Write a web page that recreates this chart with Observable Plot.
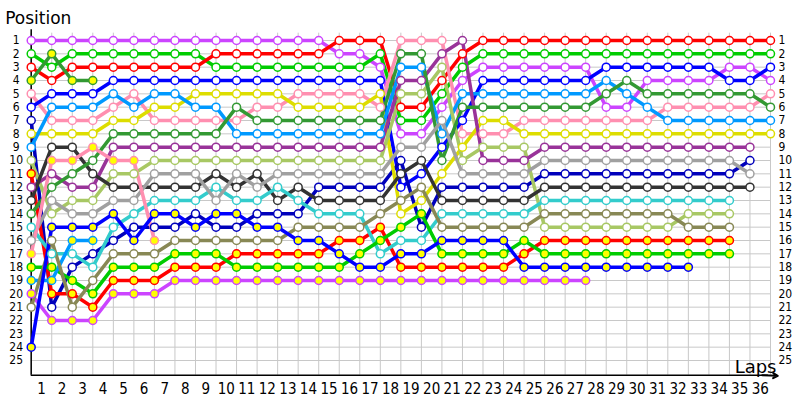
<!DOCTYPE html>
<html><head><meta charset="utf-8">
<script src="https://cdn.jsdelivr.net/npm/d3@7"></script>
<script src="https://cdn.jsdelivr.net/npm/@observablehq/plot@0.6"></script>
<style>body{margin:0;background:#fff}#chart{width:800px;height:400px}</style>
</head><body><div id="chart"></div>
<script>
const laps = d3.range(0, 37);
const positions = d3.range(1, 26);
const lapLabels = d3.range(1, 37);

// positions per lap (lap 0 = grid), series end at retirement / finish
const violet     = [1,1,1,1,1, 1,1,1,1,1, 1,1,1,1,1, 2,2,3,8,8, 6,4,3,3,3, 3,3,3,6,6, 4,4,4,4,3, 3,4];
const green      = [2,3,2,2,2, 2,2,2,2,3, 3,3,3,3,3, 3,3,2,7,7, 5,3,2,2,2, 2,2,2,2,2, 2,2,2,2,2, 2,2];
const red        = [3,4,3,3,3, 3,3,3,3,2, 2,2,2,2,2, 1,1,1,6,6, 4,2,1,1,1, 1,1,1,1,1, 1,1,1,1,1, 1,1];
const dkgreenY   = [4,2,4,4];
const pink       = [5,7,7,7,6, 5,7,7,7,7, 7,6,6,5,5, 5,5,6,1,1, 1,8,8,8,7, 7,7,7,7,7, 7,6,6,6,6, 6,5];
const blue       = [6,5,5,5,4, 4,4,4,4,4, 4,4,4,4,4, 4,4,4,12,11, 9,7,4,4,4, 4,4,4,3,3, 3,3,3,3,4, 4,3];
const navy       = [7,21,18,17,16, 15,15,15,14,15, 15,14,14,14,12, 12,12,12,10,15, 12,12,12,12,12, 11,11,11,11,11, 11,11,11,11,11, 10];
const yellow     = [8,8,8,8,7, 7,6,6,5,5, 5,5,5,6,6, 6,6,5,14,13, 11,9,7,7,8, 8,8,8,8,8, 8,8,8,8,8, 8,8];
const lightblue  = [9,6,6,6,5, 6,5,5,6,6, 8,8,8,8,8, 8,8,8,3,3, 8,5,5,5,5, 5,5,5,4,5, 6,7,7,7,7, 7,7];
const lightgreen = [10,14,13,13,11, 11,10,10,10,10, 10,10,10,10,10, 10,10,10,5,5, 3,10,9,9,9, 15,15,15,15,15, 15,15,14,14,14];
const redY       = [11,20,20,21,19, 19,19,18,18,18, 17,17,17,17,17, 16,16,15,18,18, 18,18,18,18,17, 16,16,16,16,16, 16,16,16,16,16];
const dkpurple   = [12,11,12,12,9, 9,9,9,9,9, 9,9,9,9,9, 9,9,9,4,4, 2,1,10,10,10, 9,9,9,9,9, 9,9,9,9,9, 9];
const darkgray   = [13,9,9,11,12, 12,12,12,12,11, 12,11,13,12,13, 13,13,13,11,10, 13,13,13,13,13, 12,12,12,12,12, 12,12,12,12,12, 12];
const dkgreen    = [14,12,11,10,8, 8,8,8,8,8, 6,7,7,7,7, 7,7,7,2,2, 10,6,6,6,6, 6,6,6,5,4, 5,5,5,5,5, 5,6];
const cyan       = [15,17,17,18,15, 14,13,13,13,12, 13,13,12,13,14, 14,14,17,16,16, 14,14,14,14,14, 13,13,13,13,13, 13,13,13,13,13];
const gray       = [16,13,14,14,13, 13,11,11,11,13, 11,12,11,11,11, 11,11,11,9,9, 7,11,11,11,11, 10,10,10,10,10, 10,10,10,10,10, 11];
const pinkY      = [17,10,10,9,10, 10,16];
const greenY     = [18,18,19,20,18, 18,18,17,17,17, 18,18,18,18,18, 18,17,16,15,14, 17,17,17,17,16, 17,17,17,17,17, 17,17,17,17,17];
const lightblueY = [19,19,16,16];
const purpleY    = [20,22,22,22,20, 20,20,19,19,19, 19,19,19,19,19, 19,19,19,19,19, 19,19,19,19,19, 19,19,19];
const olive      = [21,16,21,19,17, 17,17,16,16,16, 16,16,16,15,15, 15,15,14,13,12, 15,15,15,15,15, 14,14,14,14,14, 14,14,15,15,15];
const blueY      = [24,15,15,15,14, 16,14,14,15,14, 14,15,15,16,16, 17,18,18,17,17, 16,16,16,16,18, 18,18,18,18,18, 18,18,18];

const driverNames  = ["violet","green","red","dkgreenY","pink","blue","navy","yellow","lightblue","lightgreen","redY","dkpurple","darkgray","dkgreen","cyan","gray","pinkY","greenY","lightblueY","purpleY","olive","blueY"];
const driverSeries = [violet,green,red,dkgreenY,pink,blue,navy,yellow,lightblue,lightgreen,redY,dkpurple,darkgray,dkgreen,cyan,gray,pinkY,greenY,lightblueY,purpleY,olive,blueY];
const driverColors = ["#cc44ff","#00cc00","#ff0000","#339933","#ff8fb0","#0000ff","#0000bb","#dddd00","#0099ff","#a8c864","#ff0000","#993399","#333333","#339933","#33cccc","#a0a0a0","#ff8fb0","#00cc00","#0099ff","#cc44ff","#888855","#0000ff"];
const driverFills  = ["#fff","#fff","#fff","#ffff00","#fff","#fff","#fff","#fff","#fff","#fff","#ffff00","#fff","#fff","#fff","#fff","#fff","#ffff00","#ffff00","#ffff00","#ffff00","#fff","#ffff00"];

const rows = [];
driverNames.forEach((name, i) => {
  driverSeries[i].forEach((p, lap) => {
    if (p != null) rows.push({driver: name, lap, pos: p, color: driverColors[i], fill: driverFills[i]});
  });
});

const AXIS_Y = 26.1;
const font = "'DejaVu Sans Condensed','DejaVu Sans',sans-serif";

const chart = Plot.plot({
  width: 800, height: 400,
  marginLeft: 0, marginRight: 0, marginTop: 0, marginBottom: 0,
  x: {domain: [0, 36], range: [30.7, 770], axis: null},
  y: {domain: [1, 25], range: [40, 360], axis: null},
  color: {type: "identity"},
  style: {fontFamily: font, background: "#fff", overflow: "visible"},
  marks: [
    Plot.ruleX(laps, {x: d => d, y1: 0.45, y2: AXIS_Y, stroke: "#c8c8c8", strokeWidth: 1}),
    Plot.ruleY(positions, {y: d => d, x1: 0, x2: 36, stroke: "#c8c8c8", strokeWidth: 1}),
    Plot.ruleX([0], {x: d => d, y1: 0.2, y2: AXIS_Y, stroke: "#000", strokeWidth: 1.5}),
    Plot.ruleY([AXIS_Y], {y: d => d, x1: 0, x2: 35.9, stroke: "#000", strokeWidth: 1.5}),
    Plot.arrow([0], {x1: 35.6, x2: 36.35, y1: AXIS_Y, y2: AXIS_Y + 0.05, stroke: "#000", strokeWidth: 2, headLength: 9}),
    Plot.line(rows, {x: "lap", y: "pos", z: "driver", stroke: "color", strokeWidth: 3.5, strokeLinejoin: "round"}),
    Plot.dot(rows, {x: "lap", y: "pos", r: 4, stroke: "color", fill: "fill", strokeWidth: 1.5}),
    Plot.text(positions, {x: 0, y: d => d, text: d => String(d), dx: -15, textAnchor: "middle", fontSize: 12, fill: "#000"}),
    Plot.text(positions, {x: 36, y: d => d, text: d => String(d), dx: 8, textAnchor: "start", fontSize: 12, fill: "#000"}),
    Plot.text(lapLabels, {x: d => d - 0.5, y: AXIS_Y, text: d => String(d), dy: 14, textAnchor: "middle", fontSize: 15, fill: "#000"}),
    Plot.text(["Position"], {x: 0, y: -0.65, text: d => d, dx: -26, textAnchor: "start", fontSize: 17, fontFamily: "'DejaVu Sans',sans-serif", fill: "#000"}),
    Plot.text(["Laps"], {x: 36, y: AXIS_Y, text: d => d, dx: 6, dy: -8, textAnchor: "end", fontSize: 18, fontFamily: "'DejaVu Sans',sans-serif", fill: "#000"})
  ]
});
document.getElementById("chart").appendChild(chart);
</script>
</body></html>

··········

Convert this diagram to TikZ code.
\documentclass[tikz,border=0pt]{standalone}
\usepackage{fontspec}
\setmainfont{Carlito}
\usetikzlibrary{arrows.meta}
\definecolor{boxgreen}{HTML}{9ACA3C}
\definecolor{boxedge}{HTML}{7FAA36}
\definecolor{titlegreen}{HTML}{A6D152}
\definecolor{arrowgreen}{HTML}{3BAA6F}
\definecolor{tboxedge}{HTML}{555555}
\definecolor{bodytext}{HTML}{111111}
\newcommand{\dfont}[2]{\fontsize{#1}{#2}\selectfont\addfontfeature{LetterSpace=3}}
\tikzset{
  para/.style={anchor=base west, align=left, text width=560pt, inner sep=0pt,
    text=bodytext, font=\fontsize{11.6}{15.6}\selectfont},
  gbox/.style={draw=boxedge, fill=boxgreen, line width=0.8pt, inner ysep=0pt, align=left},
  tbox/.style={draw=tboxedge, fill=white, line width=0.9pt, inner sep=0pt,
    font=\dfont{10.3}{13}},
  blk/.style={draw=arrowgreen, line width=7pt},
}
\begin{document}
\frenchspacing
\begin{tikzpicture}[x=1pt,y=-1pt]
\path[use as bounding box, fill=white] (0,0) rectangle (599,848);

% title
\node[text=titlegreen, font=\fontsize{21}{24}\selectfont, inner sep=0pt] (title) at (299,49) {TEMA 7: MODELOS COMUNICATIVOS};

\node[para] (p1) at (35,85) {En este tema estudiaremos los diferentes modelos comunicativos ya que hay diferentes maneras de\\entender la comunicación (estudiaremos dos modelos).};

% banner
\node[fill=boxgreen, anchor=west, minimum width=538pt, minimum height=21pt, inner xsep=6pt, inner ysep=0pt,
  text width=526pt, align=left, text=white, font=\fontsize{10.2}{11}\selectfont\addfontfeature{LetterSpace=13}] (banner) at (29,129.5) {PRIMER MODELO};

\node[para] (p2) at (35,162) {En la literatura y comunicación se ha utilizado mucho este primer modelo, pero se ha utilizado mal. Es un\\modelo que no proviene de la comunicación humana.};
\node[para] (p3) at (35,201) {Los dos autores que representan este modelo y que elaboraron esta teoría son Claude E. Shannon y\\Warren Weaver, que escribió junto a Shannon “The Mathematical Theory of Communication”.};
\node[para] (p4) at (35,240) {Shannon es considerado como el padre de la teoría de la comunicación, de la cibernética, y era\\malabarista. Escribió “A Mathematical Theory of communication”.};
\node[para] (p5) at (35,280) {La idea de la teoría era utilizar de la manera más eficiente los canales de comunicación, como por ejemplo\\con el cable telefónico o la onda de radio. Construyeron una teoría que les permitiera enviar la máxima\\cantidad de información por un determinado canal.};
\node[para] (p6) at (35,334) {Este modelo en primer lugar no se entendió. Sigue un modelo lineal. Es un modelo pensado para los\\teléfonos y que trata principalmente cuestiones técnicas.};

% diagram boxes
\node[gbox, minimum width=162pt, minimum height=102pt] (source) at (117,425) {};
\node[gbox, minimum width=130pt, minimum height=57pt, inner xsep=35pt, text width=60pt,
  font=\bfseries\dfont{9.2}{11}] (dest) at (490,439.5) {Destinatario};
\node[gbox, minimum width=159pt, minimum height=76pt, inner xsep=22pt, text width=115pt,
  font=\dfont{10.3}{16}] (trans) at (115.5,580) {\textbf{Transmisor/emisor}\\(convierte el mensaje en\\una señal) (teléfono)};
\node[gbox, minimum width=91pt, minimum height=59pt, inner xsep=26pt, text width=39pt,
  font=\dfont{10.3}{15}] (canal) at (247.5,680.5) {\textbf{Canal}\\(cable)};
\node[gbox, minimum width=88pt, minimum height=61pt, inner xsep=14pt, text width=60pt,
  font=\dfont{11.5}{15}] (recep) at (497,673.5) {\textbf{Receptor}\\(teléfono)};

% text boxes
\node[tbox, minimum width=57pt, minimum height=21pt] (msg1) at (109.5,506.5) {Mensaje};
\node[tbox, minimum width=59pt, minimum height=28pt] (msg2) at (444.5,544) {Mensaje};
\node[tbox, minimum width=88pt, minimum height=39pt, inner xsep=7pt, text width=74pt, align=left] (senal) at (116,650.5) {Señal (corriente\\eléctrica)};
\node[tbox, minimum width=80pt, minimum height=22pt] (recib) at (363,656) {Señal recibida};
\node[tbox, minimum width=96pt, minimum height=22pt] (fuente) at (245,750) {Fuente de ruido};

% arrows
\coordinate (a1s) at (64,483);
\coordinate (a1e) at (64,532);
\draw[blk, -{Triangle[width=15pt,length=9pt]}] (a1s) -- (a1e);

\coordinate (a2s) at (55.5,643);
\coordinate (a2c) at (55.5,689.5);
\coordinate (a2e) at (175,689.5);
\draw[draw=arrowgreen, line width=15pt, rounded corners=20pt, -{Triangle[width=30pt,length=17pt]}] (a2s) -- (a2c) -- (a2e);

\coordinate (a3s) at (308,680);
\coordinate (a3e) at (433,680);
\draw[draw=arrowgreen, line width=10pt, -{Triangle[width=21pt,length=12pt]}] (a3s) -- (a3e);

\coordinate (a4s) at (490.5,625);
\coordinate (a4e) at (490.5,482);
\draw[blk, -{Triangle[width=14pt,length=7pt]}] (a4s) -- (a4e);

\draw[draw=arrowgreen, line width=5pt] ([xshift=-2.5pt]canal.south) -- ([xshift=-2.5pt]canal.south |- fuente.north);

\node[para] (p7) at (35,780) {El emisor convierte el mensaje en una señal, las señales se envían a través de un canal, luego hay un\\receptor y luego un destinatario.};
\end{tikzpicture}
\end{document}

··········

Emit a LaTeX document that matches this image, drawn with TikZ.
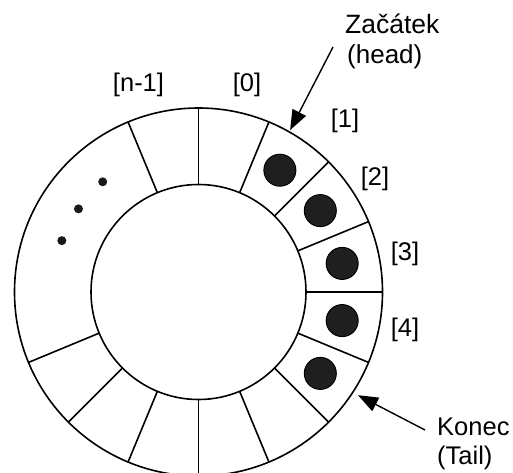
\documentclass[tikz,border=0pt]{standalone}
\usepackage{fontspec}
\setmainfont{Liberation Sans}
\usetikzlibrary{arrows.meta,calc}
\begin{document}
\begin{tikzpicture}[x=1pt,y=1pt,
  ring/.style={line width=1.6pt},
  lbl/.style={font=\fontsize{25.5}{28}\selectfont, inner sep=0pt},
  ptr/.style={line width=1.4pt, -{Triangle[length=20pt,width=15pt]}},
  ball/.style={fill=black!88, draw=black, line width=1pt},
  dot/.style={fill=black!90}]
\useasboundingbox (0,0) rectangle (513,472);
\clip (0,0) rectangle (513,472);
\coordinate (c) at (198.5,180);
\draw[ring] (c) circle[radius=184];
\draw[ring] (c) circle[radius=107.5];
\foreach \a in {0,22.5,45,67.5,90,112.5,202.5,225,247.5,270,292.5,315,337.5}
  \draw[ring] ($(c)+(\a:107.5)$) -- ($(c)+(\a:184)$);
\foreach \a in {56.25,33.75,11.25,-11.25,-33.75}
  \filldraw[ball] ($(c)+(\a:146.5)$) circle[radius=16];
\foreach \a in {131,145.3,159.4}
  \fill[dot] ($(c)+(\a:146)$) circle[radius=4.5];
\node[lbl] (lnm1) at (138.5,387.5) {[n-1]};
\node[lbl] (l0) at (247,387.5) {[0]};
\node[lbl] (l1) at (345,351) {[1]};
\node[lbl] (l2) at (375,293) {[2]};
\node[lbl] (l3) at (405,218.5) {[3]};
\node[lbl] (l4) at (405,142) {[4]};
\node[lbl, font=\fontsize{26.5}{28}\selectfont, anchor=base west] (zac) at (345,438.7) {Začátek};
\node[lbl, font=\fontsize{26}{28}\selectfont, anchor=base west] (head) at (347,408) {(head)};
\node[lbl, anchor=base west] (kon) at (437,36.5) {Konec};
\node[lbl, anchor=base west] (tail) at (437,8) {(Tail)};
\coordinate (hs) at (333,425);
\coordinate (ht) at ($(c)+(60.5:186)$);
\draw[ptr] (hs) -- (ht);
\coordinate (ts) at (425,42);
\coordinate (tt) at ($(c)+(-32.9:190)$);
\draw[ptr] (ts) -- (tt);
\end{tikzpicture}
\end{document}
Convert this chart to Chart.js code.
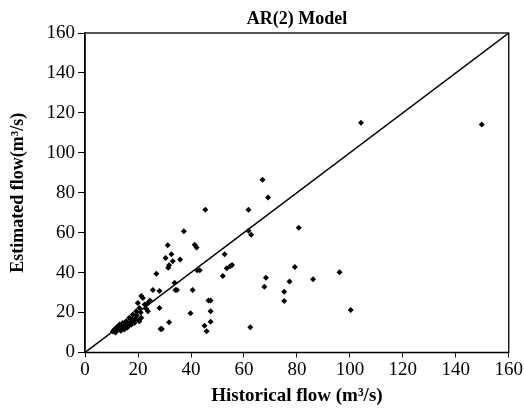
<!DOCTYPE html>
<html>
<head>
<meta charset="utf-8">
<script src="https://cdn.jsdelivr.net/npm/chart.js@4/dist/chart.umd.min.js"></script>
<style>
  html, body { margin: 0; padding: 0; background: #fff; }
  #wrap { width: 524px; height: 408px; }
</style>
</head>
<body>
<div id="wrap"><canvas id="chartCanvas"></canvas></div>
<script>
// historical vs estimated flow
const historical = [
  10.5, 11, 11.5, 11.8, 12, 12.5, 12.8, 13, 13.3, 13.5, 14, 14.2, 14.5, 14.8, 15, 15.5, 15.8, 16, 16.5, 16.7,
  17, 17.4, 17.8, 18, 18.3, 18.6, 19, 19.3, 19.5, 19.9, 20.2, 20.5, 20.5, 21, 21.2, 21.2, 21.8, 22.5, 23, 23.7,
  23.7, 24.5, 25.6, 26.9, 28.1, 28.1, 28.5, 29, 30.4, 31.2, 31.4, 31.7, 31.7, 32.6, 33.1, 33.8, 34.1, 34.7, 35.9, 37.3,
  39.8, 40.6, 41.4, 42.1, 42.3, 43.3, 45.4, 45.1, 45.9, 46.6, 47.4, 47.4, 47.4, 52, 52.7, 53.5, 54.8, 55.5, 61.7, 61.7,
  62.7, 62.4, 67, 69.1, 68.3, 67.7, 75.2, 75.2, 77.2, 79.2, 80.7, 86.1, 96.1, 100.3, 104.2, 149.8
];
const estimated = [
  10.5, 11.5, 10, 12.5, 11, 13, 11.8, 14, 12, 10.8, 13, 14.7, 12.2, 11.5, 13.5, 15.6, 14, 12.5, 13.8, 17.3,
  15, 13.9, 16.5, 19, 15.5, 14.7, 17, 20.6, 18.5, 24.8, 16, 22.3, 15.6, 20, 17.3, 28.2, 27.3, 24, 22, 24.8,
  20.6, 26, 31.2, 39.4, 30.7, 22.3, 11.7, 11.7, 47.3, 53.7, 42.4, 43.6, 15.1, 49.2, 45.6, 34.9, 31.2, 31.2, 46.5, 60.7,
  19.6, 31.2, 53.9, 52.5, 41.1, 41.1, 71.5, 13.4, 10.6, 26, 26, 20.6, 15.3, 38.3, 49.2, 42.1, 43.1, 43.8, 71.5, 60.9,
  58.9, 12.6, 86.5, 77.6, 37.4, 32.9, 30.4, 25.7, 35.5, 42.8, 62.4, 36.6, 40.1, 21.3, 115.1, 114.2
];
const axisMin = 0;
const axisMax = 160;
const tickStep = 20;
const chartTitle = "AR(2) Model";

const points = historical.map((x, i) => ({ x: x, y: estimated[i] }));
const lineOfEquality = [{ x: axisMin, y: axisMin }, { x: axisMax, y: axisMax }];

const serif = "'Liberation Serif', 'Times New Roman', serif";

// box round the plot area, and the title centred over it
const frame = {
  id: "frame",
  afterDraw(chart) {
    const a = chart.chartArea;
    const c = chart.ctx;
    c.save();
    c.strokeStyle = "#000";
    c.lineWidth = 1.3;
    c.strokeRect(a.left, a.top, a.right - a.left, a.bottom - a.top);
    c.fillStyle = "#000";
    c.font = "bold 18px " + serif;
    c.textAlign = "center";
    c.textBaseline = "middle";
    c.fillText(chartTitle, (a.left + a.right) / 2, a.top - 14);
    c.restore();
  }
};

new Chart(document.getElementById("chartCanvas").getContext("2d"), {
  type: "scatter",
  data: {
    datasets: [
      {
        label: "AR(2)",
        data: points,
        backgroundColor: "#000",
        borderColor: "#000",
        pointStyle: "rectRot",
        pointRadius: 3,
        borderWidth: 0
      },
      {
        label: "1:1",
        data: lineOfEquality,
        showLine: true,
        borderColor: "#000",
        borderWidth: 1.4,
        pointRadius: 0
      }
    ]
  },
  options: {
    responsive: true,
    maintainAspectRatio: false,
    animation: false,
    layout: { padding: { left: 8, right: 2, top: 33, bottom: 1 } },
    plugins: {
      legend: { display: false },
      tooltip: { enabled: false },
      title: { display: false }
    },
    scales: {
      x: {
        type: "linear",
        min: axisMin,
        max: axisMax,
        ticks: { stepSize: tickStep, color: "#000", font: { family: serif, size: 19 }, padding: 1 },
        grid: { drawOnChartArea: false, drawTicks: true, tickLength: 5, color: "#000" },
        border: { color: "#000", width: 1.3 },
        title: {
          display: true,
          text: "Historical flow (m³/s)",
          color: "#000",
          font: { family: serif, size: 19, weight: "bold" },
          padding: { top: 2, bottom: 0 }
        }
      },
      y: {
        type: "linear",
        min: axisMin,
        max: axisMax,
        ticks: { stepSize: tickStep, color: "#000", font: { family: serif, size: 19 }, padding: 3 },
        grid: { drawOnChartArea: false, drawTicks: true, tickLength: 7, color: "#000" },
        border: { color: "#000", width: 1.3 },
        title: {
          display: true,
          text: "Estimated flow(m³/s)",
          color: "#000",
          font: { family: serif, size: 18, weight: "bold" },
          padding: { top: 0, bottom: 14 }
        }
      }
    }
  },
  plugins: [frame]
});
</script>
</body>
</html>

··········

■ GIVEN TASK
Nothing but the lines from the one with "Write a web" down to the one with "const lapLabels = d3.range(1, 37);" should be printed, both of them included. Leave out the pictures.

■ RESULT FOR THIS TASK
Write a web page that recreates this chart with Observable Plot.
<!DOCTYPE html>
<html><head><meta charset="utf-8">
<script src="https://cdn.jsdelivr.net/npm/d3@7"></script>
<script src="https://cdn.jsdelivr.net/npm/@observablehq/plot@0.6"></script>
<style>body{margin:0;background:#fff}#chart{width:800px;height:400px}</style>
</head><body><div id="chart"></div>
<script>
const laps = d3.range(0, 37);
const positions = d3.range(1, 26);
const lapLabels = d3.range(1, 37);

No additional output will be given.